▶ **Challenge**:
Extract word for word the lines of the listing from its start to the line holding "const H = 377;", both ends kept; pictures are not part of the copy.

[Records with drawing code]

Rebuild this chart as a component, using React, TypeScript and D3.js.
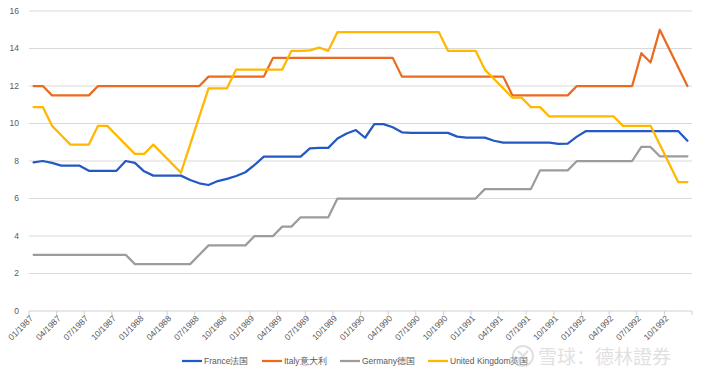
import React from "react";
import * as d3 from "d3";

const W = 705;
const H = 377;

const yearsRange = [1987, 1988, 1989, 1990, 1991, 1992];
const months = ["01", "02", "03", "04", "05", "06", "07", "08", "09", "10", "11", "12"];
const categories: string[] = yearsRange.flatMap((y) => months.map((m) => `${m}/${y}`));

const france = [
  7.93, 8.0, 7.9, 7.75, 7.75, 7.75, 7.48, 7.48, 7.48, 7.48, 8.0, 7.9,
  7.45, 7.22, 7.22, 7.22, 7.22, 6.99, 6.81, 6.72, 6.93, 7.05, 7.2, 7.4,
  7.79, 8.23, 8.23, 8.23, 8.23, 8.23, 8.67, 8.7, 8.7, 9.2, 9.47, 9.65,
  9.24, 9.97, 9.97, 9.8, 9.53, 9.5, 9.5, 9.5, 9.5, 9.5, 9.3, 9.25,
  9.25, 9.25, 9.08, 8.98, 8.98, 8.98, 8.98, 8.98, 8.98, 8.91, 8.93, 9.3,
  9.6, 9.6, 9.6, 9.6, 9.6, 9.6, 9.6, 9.6, 9.6, 9.6, 9.6, 9.08,
];

const italy = [
  12, 12, 11.5, 11.5, 11.5, 11.5, 11.5, 12, 12, 12, 12, 12,
  12, 12, 12, 12, 12, 12, 12, 12.5, 12.5, 12.5, 12.5, 12.5,
  12.5, 12.5, 13.5, 13.5, 13.5, 13.5, 13.5, 13.5, 13.5, 13.5, 13.5, 13.5,
  13.5, 13.5, 13.5, 13.5, 12.5, 12.5, 12.5, 12.5, 12.5, 12.5, 12.5, 12.5,
  12.5, 12.5, 12.5, 12.5, 11.5, 11.5, 11.5, 11.5, 11.5, 11.5, 11.5, 12,
  12, 12, 12, 12, 12, 12, 13.75, 13.25, 15, 14, 13, 12,
];

const germany = [
  3, 3, 3, 3, 3, 3, 3, 3, 3, 3, 3, 2.5,
  2.5, 2.5, 2.5, 2.5, 2.5, 2.5, 3, 3.5, 3.5, 3.5, 3.5, 3.5,
  4, 4, 4, 4.5, 4.5, 5, 5, 5, 5, 6, 6, 6,
  6, 6, 6, 6, 6, 6, 6, 6, 6, 6, 6, 6,
  6, 6.5, 6.5, 6.5, 6.5, 6.5, 6.5, 7.5, 7.5, 7.5, 7.5, 8,
  8, 8, 8, 8, 8, 8, 8.75, 8.75, 8.25, 8.25, 8.25, 8.25,
];

const uk = [
  10.875, 10.875, 9.875, 9.375, 8.875, 8.875, 8.875, 9.875, 9.875, 9.375, 8.875, 8.375,
  8.375, 8.875, 8.375, 7.875, 7.375, 8.875, 10.375, 11.875, 11.875, 11.875, 12.875, 12.875,
  12.875, 12.875, 12.875, 12.875, 13.875, 13.875, 13.9, 14.05, 13.875, 14.875, 14.875, 14.875,
  14.875, 14.875, 14.875, 14.875, 14.875, 14.875, 14.875, 14.875, 14.875, 13.875, 13.875, 13.875,
  13.875, 12.875, 12.375, 11.875, 11.375, 11.375, 10.875, 10.875, 10.375, 10.375, 10.375, 10.375,
  10.375, 10.375, 10.375, 10.375, 9.875, 9.875, 9.875, 9.875, 8.875, 7.875, 6.875, 6.875,
];

const seriesNames = ["France法国", "Italy意大利", "Germany德国", "United Kingdom英国"];
const seriesValues = [france, italy, germany, uk];
const seriesColors = ["#2459c4", "#eb6a1e", "#9c9c9c", "#ffb700"];

const yTicks = [0, 2, 4, 6, 8, 10, 12, 14, 16];

export default function App() {
  const left = 29;
  const right = 692;
  const top = 11;
  const bottom = 311;

  const x = d3.scaleBand<number>().domain(d3.range(categories.length)).range([left, right]);
  const cx = (i: number) => (x(i) ?? 0) + x.bandwidth() / 2;
  const y = d3.scaleLinear().domain([0, 16]).range([bottom, top]);

  const line = d3
    .line<number>()
    .x((_, i) => cx(i))
    .y((d) => y(d));

  const labelIdx = d3.range(0, categories.length, 3);
  const tickIdx = d3.range(0, categories.length + 1, 3);

  const legendX = [182, 262, 340, 428];
  const legendY = 361;

  return (
    <svg
      width={W}
      height={H}
      style={{ position: "absolute", left: 0, top: 0, background: "#fff" }}
      fontFamily="'Liberation Sans', Arial, sans-serif"
    >
      <rect x={0} y={0} width={W} height={H} fill="#fff" />
      {yTicks.map((t) => (
        <g key={t}>
          {t > 0 && (
            <line x1={left} x2={right} y1={y(t)} y2={y(t)} stroke="#d9d9d9" strokeWidth={1} />
          )}
          <text x={19} y={y(t)} dy="0.35em" textAnchor="end" fontSize={8.5} fill="#595959">
            {t}
          </text>
        </g>
      ))}
      <line x1={left} x2={right} y1={bottom} y2={bottom} stroke="#d0d0d0" strokeWidth={1} />
      {tickIdx.map((i) => {
        const xx = i < categories.length ? x(i) ?? 0 : right;
        return <line key={i} x1={xx} x2={xx} y1={bottom} y2={bottom + 4} stroke="#d0d0d0" strokeWidth={1} />;
      })}
      {labelIdx.map((i) => (
        <text
          key={i}
          transform={`translate(${cx(i)},${bottom + 8}) rotate(-45)`}
          textAnchor="end"
          fontSize={8.5}
          fill="#595959"
        >
          {categories[i]}
        </text>
      ))}
      {seriesValues.map((vals, k) => (
        <path
          key={k}
          d={line(vals) ?? ""}
          fill="none"
          stroke={seriesColors[k]}
          strokeWidth={2.25}
          strokeLinejoin="round"
          strokeLinecap="round"
        />
      ))}
      {seriesNames.map((name, k) => (
        <g key={name} transform={`translate(${legendX[k]},${legendY})`}>
          <line x1={0} x2={20} y1={0} y2={0} stroke={seriesColors[k]} strokeWidth={2.25} />
          <text x={22} y={0} dy="0.35em" fontSize={8.5} fill="#595959">
            {name}
          </text>
        </g>
      ))}
      <g opacity={0.55}>
        <circle cx={523} cy={356} r={10} fill="none" stroke="#c8c8c8" strokeWidth={2} />
        <path d="M518,351 L528,361 M528,351 L518,361" stroke="#c8c8c8" strokeWidth={2.2} fill="none" />
        <text x={538} y={357} dy="0.35em" fontSize={19} fill="#c8c8c8" fontFamily="'Noto Sans CJK SC', sans-serif">
          雪球：德林證券
        </text>
      </g>
    </svg>
  );
}
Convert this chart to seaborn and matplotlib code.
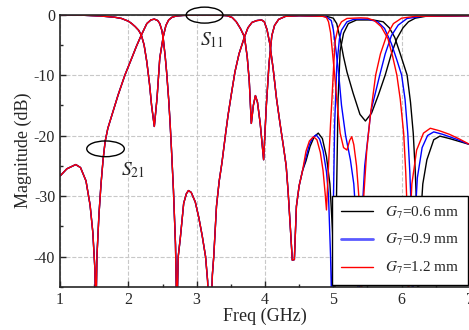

▶ **Result**:
Rebuild this chart as a component, using React, TypeScript and D3.js.
import React from "react";
import * as d3 from "d3";

const W = 705;
const H = 377;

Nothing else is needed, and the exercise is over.